Task brief:
Below is a listing; write it out exactly and drop any images from it.

+++++

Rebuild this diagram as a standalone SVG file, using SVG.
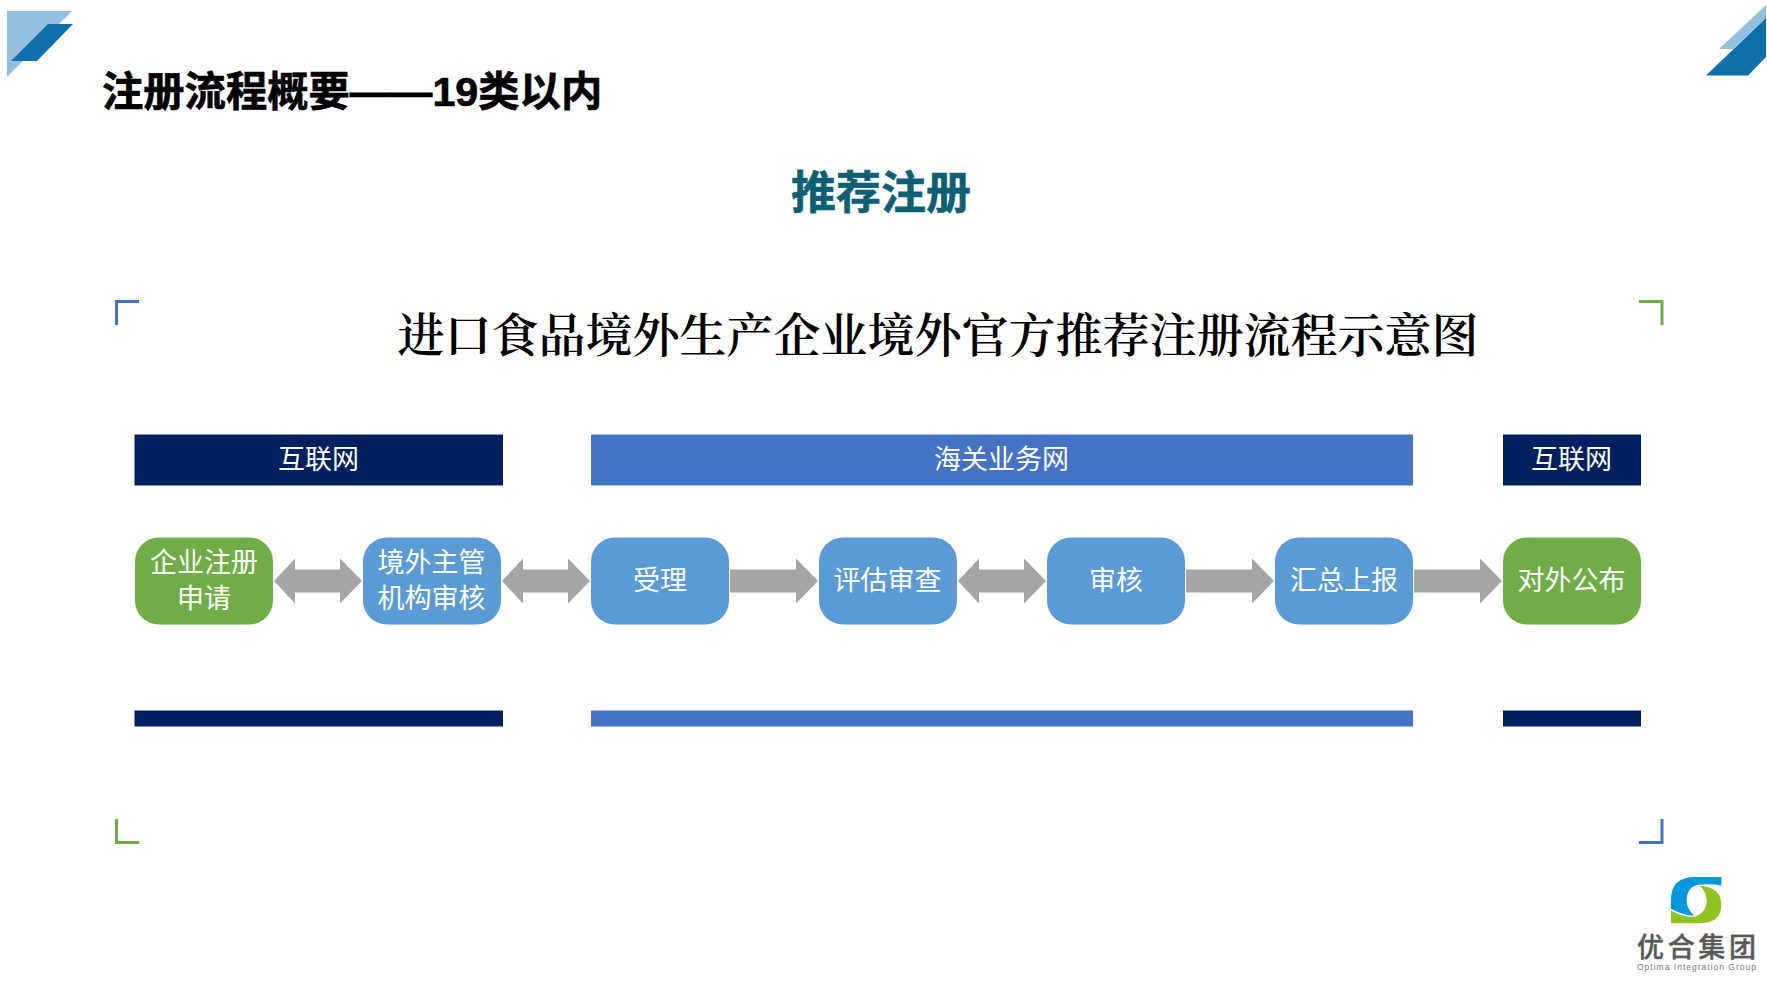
<svg xmlns="http://www.w3.org/2000/svg" width="1767" height="981" viewBox="0 0 1767 981">
<style>
text{font-family:"Noto Sans CJK SC","Noto Sans",sans-serif}
.lbl{font-size:27px;fill:#fff;text-anchor:middle}
.navy{fill:#002060}.mid{fill:#4472C4}.blue{fill:#5B9BD5}.green{fill:#70AD47}.arrow{fill:#A5A5A5}
.br{fill:none;stroke-width:3}
</style>
<rect width="1767" height="981" fill="#fff"/>
<g id="deco-top-left"><polygon points="7,11 72,11 7,77" fill="#94C0DF"/><polygon points="48,24 73,24 37,61 11,61" fill="#0F6FAB"/></g>
<g id="deco-top-right"><polygon points="1719,49 1766,5 1766,18 1733,49" fill="#94C0DF"/><polygon points="1706,75.500 1766,18 1766,57 1748,75.500" fill="#0F6FAB"/></g>
<text id="page-title" x="102" y="106" font-size="41.300" font-weight="700" fill="#000" stroke="#000" stroke-width=".7" style='font-family:"Liberation Sans","Noto Sans CJK SC",sans-serif'>注册流程概要——19类以内</text>
<text id="subtitle" x="881" y="209" font-size="45" font-weight="700" fill="#0E5F73" stroke="#0E5F73" stroke-width=".6" text-anchor="middle">推荐注册</text>
<text id="heading" x="938" y="352" font-size="47" font-weight="600" fill="#000" text-anchor="middle" style='font-family:"Noto Serif CJK SC","Liberation Serif","Noto Sans CJK SC",serif'>进口食品境外生产企业境外官方推荐注册流程示意图</text>
<g id="brackets">
<path class="br" stroke="#4472C4" d="M139 301.500H116.500V325"/>
<path class="br" stroke="#70AD47" d="M1639 301.500H1662V325"/>
<path class="br" stroke="#70AD47" d="M139 842.500H116.500V819"/>
<path class="br" stroke="#4472C4" d="M1639 842.500H1662V819"/>
</g>
<g id="band-internet-1"><rect class="navy" x="134.500" y="434.500" width="368.500" height="51"/><text class="lbl" x="318.500" y="469">互联网</text></g>
<g id="band-customs"><rect class="mid" x="591" y="434.500" width="822" height="51"/><text class="lbl" x="1001.500" y="469">海关业务网</text></g>
<g id="band-internet-2"><rect class="navy" x="1503" y="434.500" width="138" height="51"/><text class="lbl" x="1571.500" y="469">互联网</text></g>
<g id="connectors">
<path class="arrow" d="M274 581L295 558.500V569.500H340V558.500L362 581L340 603.500V592.500H295V603.500Z"/>
<path class="arrow" d="M502 581L523 558.500V569.500H568V558.500L590 581L568 603.500V592.500H523V603.500Z"/>
<path class="arrow" d="M730 569.500H796V558.500L818 581L796 603.500V592.500H730Z"/>
<path class="arrow" d="M958 581L979 558.500V569.500H1024V558.500L1046 581L1024 603.500V592.500H979V603.500Z"/>
<path class="arrow" d="M1186 569.500H1252V558.500L1274 581L1252 603.500V592.500H1186Z"/>
<path class="arrow" d="M1414 569.500H1480V558.500L1502 581L1480 603.500V592.500H1414Z"/>
</g>
<g id="node-apply"><rect class="green" x="135" y="537.500" width="138" height="87" rx="24"/><text class="lbl" x="204" y="572">企业注册</text><text class="lbl" x="204" y="608">申请</text></g>
<g id="node-authority"><rect class="blue" x="363" y="537.500" width="138" height="87" rx="24"/><text class="lbl" x="431.500" y="572">境外主管</text><text class="lbl" x="431.500" y="608">机构审核</text></g>
<g id="node-accept"><rect class="blue" x="591" y="537.500" width="138" height="87" rx="24"/><text class="lbl" x="660" y="590">受理</text></g>
<g id="node-evaluate"><rect class="blue" x="819" y="537.500" width="138" height="87" rx="24"/><text class="lbl" x="887.500" y="590">评估审查</text></g>
<g id="node-review"><rect class="blue" x="1047" y="537.500" width="138" height="87" rx="24"/><text class="lbl" x="1116" y="590">审核</text></g>
<g id="node-report"><rect class="blue" x="1275" y="537.500" width="138" height="87" rx="24"/><text class="lbl" x="1344" y="590">汇总上报</text></g>
<g id="node-publish"><rect class="green" x="1503" y="537.500" width="138" height="87" rx="24"/><text class="lbl" x="1571.500" y="590">对外公布</text></g>
<rect id="foot-1" class="navy" x="134.500" y="710.500" width="368.500" height="16"/>
<rect id="foot-2" class="mid" x="591" y="710.500" width="822" height="16"/>
<rect id="foot-3" class="navy" x="1503" y="710.500" width="138" height="16"/>
<g id="logo">
<g transform="translate(1600 840) scale(.3333)">
<path fill="#0098DC" d="M364 111H285Q213 111 213 180V206Q250 226 282 227Q258 205 260 178Q262 140 295 134Q335 130 364 137Z"/>
<path fill="#8FC31F" d="M298 137Q364 140 364 195Q364 250 295 250H213V212Q250 232 285 230Q322 215 320 180Q318 150 298 137Z"/>
</g>
<text x="1637" y="957" font-size="27" font-weight="500" fill="#595959" textLength="119" lengthAdjust="spacing" stroke="#595959" stroke-width=".4">优合集团</text>
<text x="1637" y="969.500" font-size="8.500" fill="#777" textLength="119" lengthAdjust="spacing" style='font-family:"Liberation Sans",sans-serif'>Optima Integration Group</text>
</g>
</svg>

+++++

Written answer:
Rebuild this diagram as a standalone SVG file, using SVG.
<svg xmlns="http://www.w3.org/2000/svg" width="1767" height="981" viewBox="0 0 1767 981">
<style>
text{font-family:"Noto Sans CJK SC","Noto Sans",sans-serif}
.lbl{font-size:27px;fill:#fff;text-anchor:middle}
.navy{fill:#002060}.mid{fill:#4472C4}.blue{fill:#5B9BD5}.green{fill:#70AD47}.arrow{fill:#A5A5A5}
.br{fill:none;stroke-width:3}
</style>
<rect width="1767" height="981" fill="#fff"/>
<g id="deco-top-left"><polygon points="7,11 72,11 7,77" fill="#94C0DF"/><polygon points="48,24 73,24 37,61 11,61" fill="#0F6FAB"/></g>
<g id="deco-top-right"><polygon points="1719,49 1766,5 1766,18 1733,49" fill="#94C0DF"/><polygon points="1706,75.500 1766,18 1766,57 1748,75.500" fill="#0F6FAB"/></g>
<text id="page-title" x="102" y="106" font-size="41.300" font-weight="700" fill="#000" stroke="#000" stroke-width=".7" style='font-family:"Liberation Sans","Noto Sans CJK SC",sans-serif'>注册流程概要——19类以内</text>
<text id="subtitle" x="881" y="209" font-size="45" font-weight="700" fill="#0E5F73" stroke="#0E5F73" stroke-width=".6" text-anchor="middle">推荐注册</text>
<text id="heading" x="938" y="352" font-size="47" font-weight="600" fill="#000" text-anchor="middle" style='font-family:"Noto Serif CJK SC","Liberation Serif","Noto Sans CJK SC",serif'>进口食品境外生产企业境外官方推荐注册流程示意图</text>
<g id="brackets">
<path class="br" stroke="#4472C4" d="M139 301.500H116.500V325"/>
<path class="br" stroke="#70AD47" d="M1639 301.500H1662V325"/>
<path class="br" stroke="#70AD47" d="M139 842.500H116.500V819"/>
<path class="br" stroke="#4472C4" d="M1639 842.500H1662V819"/>
</g>
<g id="band-internet-1"><rect class="navy" x="134.500" y="434.500" width="368.500" height="51"/><text class="lbl" x="318.500" y="469">互联网</text></g>
<g id="band-customs"><rect class="mid" x="591" y="434.500" width="822" height="51"/><text class="lbl" x="1001.500" y="469">海关业务网</text></g>
<g id="band-internet-2"><rect class="navy" x="1503" y="434.500" width="138" height="51"/><text class="lbl" x="1571.500" y="469">互联网</text></g>
<g id="connectors">
<path class="arrow" d="M274 581L295 558.500V569.500H340V558.500L362 581L340 603.500V592.500H295V603.500Z"/>
<path class="arrow" d="M502 581L523 558.500V569.500H568V558.500L590 581L568 603.500V592.500H523V603.500Z"/>
<path class="arrow" d="M730 569.500H796V558.500L818 581L796 603.500V592.500H730Z"/>
<path class="arrow" d="M958 581L979 558.500V569.500H1024V558.500L1046 581L1024 603.500V592.500H979V603.500Z"/>
<path class="arrow" d="M1186 569.500H1252V558.500L1274 581L1252 603.500V592.500H1186Z"/>
<path class="arrow" d="M1414 569.500H1480V558.500L1502 581L1480 603.500V592.500H1414Z"/>
</g>
<g id="node-apply"><rect class="green" x="135" y="537.500" width="138" height="87" rx="24"/><text class="lbl" x="204" y="572">企业注册</text><text class="lbl" x="204" y="608">申请</text></g>
<g id="node-authority"><rect class="blue" x="363" y="537.500" width="138" height="87" rx="24"/><text class="lbl" x="431.500" y="572">境外主管</text><text class="lbl" x="431.500" y="608">机构审核</text></g>
<g id="node-accept"><rect class="blue" x="591" y="537.500" width="138" height="87" rx="24"/><text class="lbl" x="660" y="590">受理</text></g>
<g id="node-evaluate"><rect class="blue" x="819" y="537.500" width="138" height="87" rx="24"/><text class="lbl" x="887.500" y="590">评估审查</text></g>
<g id="node-review"><rect class="blue" x="1047" y="537.500" width="138" height="87" rx="24"/><text class="lbl" x="1116" y="590">审核</text></g>
<g id="node-report"><rect class="blue" x="1275" y="537.500" width="138" height="87" rx="24"/><text class="lbl" x="1344" y="590">汇总上报</text></g>
<g id="node-publish"><rect class="green" x="1503" y="537.500" width="138" height="87" rx="24"/><text class="lbl" x="1571.500" y="590">对外公布</text></g>
<rect id="foot-1" class="navy" x="134.500" y="710.500" width="368.500" height="16"/>
<rect id="foot-2" class="mid" x="591" y="710.500" width="822" height="16"/>
<rect id="foot-3" class="navy" x="1503" y="710.500" width="138" height="16"/>
<g id="logo">
<g transform="translate(1600 840) scale(.3333)">
<path fill="#0098DC" d="M364 111H285Q213 111 213 180V206Q250 226 282 227Q258 205 260 178Q262 140 295 134Q335 130 364 137Z"/>
<path fill="#8FC31F" d="M298 137Q364 140 364 195Q364 250 295 250H213V212Q250 232 285 230Q322 215 320 180Q318 150 298 137Z"/>
</g>
<text x="1637" y="957" font-size="27" font-weight="500" fill="#595959" textLength="119" lengthAdjust="spacing" stroke="#595959" stroke-width=".4">优合集团</text>
<text x="1637" y="969.500" font-size="8.500" fill="#777" textLength="119" lengthAdjust="spacing" style='font-family:"Liberation Sans",sans-serif'>Optima Integration Group</text>
</g>
</svg>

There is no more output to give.